Supplied data →
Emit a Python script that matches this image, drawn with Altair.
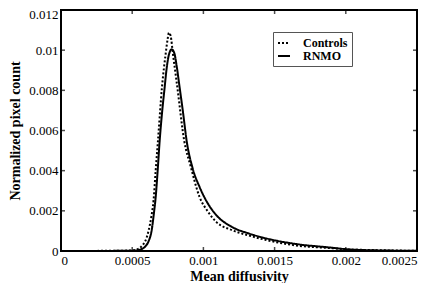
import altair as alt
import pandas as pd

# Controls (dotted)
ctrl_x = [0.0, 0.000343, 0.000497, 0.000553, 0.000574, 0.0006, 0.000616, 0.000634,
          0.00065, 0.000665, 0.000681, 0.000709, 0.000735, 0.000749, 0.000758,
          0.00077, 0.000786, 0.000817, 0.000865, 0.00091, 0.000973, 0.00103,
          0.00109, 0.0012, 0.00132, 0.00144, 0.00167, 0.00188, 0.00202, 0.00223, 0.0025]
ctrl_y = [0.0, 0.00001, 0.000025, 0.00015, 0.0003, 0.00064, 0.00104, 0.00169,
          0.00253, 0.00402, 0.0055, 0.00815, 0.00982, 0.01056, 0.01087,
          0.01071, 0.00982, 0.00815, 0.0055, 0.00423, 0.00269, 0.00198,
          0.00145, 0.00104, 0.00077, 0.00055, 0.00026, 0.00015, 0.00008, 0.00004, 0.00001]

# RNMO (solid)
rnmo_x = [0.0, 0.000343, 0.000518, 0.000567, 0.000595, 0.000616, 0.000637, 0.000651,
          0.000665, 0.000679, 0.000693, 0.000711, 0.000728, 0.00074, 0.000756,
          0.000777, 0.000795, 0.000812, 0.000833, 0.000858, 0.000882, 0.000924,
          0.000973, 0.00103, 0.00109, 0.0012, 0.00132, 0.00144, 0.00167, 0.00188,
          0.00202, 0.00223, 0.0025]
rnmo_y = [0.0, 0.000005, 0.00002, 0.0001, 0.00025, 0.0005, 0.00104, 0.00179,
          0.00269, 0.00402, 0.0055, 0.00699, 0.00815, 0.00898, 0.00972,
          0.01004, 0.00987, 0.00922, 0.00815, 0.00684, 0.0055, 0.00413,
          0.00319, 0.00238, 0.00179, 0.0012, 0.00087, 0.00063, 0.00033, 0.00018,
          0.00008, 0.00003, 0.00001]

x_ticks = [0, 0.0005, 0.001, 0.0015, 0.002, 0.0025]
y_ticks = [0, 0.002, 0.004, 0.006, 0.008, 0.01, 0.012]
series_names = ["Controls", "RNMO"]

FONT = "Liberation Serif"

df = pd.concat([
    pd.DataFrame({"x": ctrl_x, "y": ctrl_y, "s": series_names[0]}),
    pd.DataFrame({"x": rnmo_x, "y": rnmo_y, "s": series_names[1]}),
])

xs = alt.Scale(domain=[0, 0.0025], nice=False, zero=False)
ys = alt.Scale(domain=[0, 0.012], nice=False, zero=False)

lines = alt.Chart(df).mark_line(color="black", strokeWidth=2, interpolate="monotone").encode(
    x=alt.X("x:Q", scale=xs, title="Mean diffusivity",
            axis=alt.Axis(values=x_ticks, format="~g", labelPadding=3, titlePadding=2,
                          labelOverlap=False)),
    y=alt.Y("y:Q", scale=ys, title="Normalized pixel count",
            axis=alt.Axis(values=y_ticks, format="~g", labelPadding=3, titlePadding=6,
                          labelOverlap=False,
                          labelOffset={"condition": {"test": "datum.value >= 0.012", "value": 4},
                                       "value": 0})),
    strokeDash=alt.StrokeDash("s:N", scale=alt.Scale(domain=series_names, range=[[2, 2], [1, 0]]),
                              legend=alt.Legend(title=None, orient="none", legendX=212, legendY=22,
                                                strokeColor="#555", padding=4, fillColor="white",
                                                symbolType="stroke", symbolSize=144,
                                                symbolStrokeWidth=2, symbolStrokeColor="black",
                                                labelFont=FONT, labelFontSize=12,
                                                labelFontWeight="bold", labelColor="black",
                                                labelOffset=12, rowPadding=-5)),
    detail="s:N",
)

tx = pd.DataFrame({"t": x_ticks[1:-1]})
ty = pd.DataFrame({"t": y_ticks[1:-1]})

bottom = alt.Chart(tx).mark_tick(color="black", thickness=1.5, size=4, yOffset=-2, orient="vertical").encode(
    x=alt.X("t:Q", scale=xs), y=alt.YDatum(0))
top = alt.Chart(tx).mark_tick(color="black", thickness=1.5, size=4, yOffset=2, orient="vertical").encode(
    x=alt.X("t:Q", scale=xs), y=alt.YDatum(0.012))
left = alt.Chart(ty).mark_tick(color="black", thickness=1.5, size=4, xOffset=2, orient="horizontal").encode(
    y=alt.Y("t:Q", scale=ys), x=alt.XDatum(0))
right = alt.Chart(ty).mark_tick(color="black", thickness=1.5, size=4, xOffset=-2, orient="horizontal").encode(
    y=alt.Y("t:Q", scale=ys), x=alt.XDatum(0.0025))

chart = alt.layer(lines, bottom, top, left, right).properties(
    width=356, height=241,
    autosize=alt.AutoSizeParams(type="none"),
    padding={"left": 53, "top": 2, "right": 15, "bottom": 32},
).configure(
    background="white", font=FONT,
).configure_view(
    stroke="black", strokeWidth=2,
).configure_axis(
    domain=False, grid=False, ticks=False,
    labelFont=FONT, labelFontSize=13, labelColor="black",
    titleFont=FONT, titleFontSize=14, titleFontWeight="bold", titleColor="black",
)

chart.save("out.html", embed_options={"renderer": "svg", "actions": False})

Exercise goal →
Give back exactly the lines from the first line of the data through the line with "0.00008, 0.00004, 0.00001]", pictures excluded.

The response →
Emit a Python script that matches this image, drawn with Altair.
import altair as alt
import pandas as pd

# Controls (dotted)
ctrl_x = [0.0, 0.000343, 0.000497, 0.000553, 0.000574, 0.0006, 0.000616, 0.000634,
          0.00065, 0.000665, 0.000681, 0.000709, 0.000735, 0.000749, 0.000758,
          0.00077, 0.000786, 0.000817, 0.000865, 0.00091, 0.000973, 0.00103,
          0.00109, 0.0012, 0.00132, 0.00144, 0.00167, 0.00188, 0.00202, 0.00223, 0.0025]
ctrl_y = [0.0, 0.00001, 0.000025, 0.00015, 0.0003, 0.00064, 0.00104, 0.00169,
          0.00253, 0.00402, 0.0055, 0.00815, 0.00982, 0.01056, 0.01087,
          0.01071, 0.00982, 0.00815, 0.0055, 0.00423, 0.00269, 0.00198,
          0.00145, 0.00104, 0.00077, 0.00055, 0.00026, 0.00015, 0.00008, 0.00004, 0.00001]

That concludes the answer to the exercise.